Dörte Hansen seziert den Mikrokosmos einer Insel und einer Familie, von Menschen, die sich mühen mit dem Leben, den Ansprüchen, vor allem an sich selbst, mit dem Schicksal und dem Aufbegehren, mit dem Weggehen, dem Warten und dem Wiederkommen. In allen finden wir uns ein wenig wieder, in den Starken und in den Schwachen. Ihre Widersprüchlichkeit, die Touristen mit Argwohn zu betrachten und doch für sie Männchen zu machen, ist sympathisch.

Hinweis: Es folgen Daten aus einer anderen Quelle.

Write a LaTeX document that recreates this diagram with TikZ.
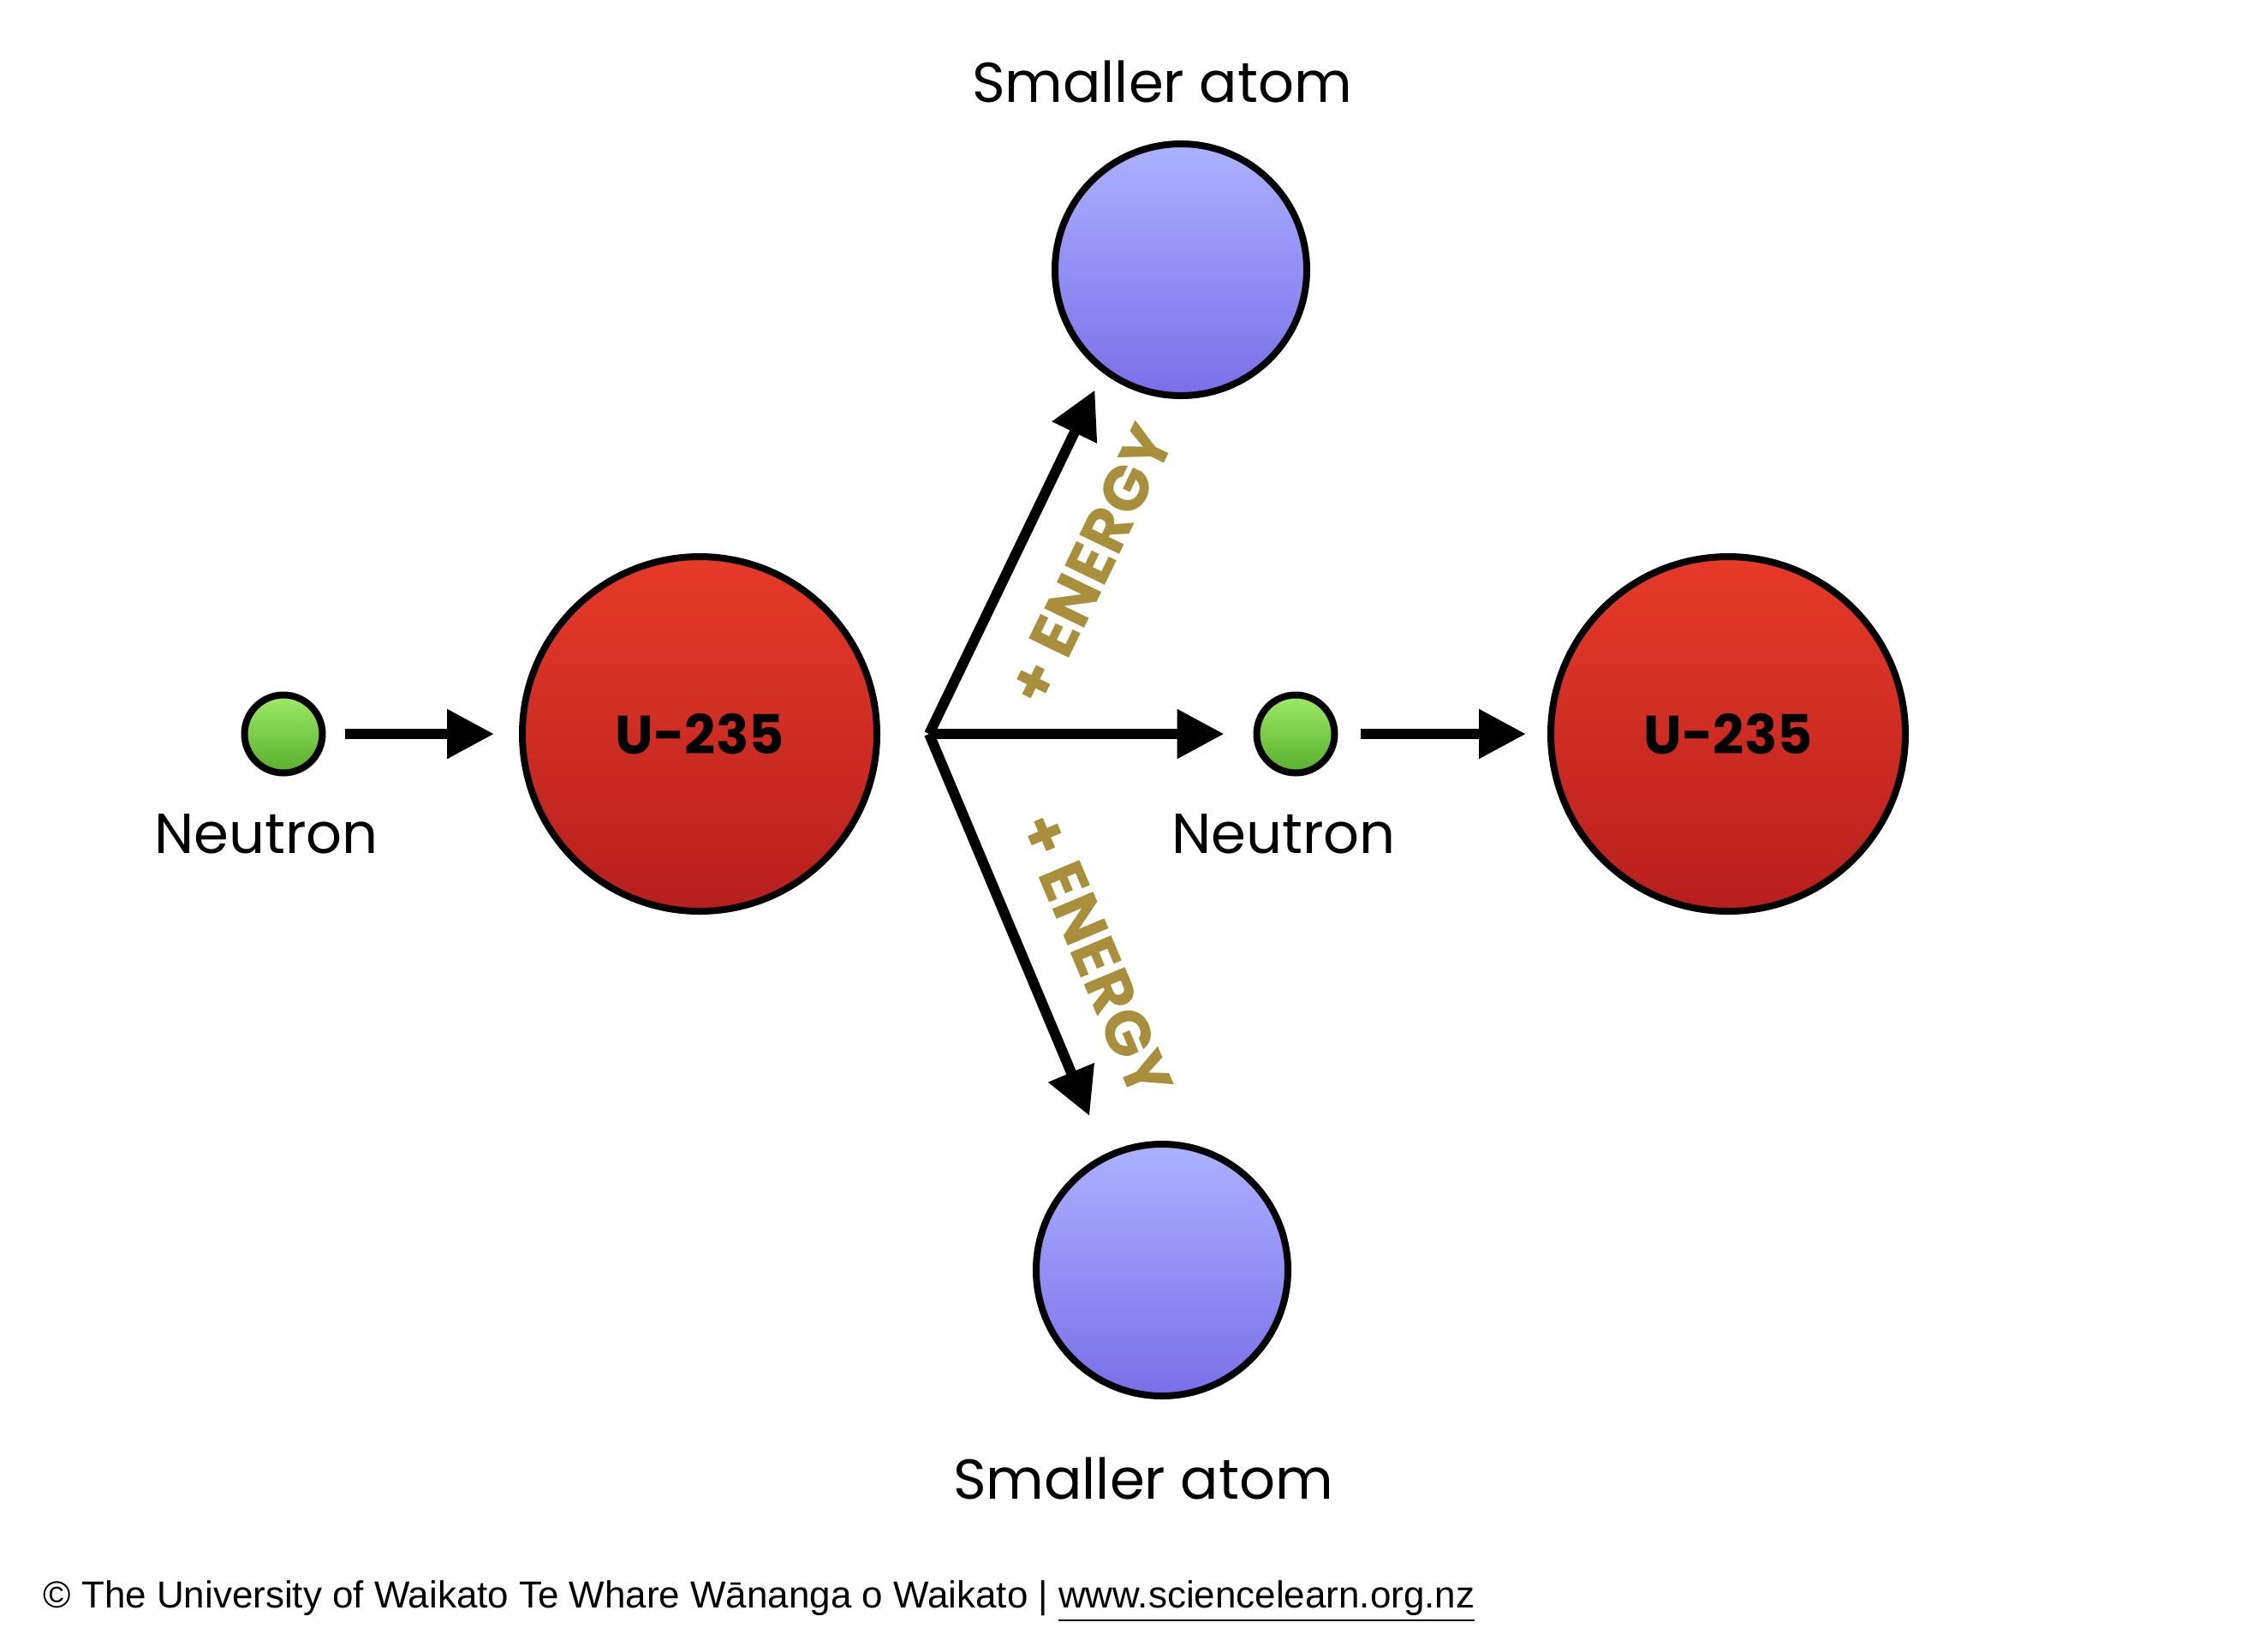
\documentclass[tikz,border=0pt]{standalone}
\usepackage{fontspec}
\setmainfont{Poppins}
\newfontfamily\creditfont{Liberation Sans}
\usetikzlibrary{arrows.meta,positioning}
\definecolor{uTop}{HTML}{E63A2A}
\definecolor{uBot}{HTML}{B71F1D}
\definecolor{fragTop}{HTML}{ADB0FF}
\definecolor{fragBot}{HTML}{7A6EE8}
\definecolor{nTop}{HTML}{9DEB66}
\definecolor{nBot}{HTML}{58AE2E}
\definecolor{energyGold}{HTML}{A88F3C}

\begin{document}
\begin{tikzpicture}[x=0.1mm,y=-0.1mm,>={Triangle[length=5.5mm,width=5.5mm]},
  atom/.style={circle,draw,line width=0.8mm},
  uranium/.style={atom,minimum size=41.4mm,top color=uTop,bottom color=uBot,font=\fontsize{18}{22}\selectfont\bfseries},
  fragment/.style={atom,minimum size=29.4mm,top color=fragTop,bottom color=fragBot},
  neutron/.style={atom,minimum size=9.1mm,top color=nTop,bottom color=nBot},
  lbl/.style={inner sep=0pt,font=\fontsize{18.7}{22}\selectfont},
  energy/.style={inner sep=0pt,text=energyGold,font=\fontsize{21}{24}\selectfont\bfseries},
  flow/.style={->,line width=1.2mm}]
\useasboundingbox (0,0) rectangle (2624,1928);
% particles
\node[neutron] (n1) at (331,857) {};
\node[uranium] (u1) at (817,857) {U-235};
\coordinate[right=5.7mm of u1] (fork);
\node[fragment] (top) at (1379,315) {};
\node[fragment] (bottom) at (1357,1483) {};
\node[neutron] (n2) at (1513,857) {};
\node[uranium] (u2) at (2018,857) {U-235};
% labels
\node[lbl,above=4.3mm of top,xshift=-2.2mm] (topLbl) {Smaller atom};
\node[lbl,below=6.7mm of bottom,xshift=-2.2mm] (bottomLbl) {Smaller atom};
\node[lbl,below=4.3mm of n1,xshift=-2mm] (n1Lbl) {Neutron};
\node[lbl,below=4.3mm of n2,xshift=-1.4mm] (n2Lbl) {Neutron};
% arrows
\draw[flow,shorten <=2.2mm,shorten >=2.9mm] (n1) -- (u1);
\draw[flow,shorten >=2.2mm] (fork) -- node[energy,sloped,below=5.1mm,pos=0.555] (energyUp) {+ ENERGY} (top.233);
\draw[flow,shorten >=3.4mm] (fork) -- (n2);
\draw[flow,shorten >=4.8mm] (fork) -- node[energy,sloped,above=4.7mm,pos=0.59] (energyDown) {+ ENERGY} (bottom.116);
\draw[flow,shorten <=2.6mm,shorten >=2.5mm] (n2) -- (u2);
% credit line
\node[anchor=west,inner sep=0pt,font=\creditfont\fontsize{12.5}{14}\selectfont] (credit) at (50,1870)
  {© The University of Waikato Te Whare Wānanga o Waikato | \underline{www.sciencelearn.org.nz}};
\end{tikzpicture}
\end{document}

Fischer, die sich für die Touristen Fischerhemden kaufen, Trachtenfrauen, die für die Fremden tanzen, Shanty-Männer, die wie Matrosen singen und noch nie in einem Sturm gesegelt sind.“

Ihre gewählte Einsamkeit und Eigenständigkeit machen nur Sinn in der Gemeinschaft, die selbst ein gestrandeter Wal zwar auf die Probe stellt, aber nicht auseinandertreiben kann.

Silberner Faden Humor

In die Inseltracht webt Dörte Hansen stets einen silbernen Faden des Humors. Das nimmt uns die Schwere von Trauma, Verlust und Unvermeidlichkeit. Es entlockt uns ein Lächeln zu lesen, wie der zwangsweise Unterschlupf findende erwachsene Sohn das von seiner Mutter gewählte Fernsehprogramm allabendlich mit ihr zusammen über sich ergehen lässt, aber bei Kussszenen lieber eine rauchen geht. Wir schmunzeln, dass die Wiederkehr des Vaters nach Jahren der Abwesenheit insgeheim begrüßt, aber mit keinem Wort kommentiert wird. Wir leiden mit dem Inselpfarrer in der dunklen Jahreszeit an der Pastoritis und feiern mit ihm an Ostern seine Auferstehung, auch wenn Christus daran diesmal nicht beteiligt ist.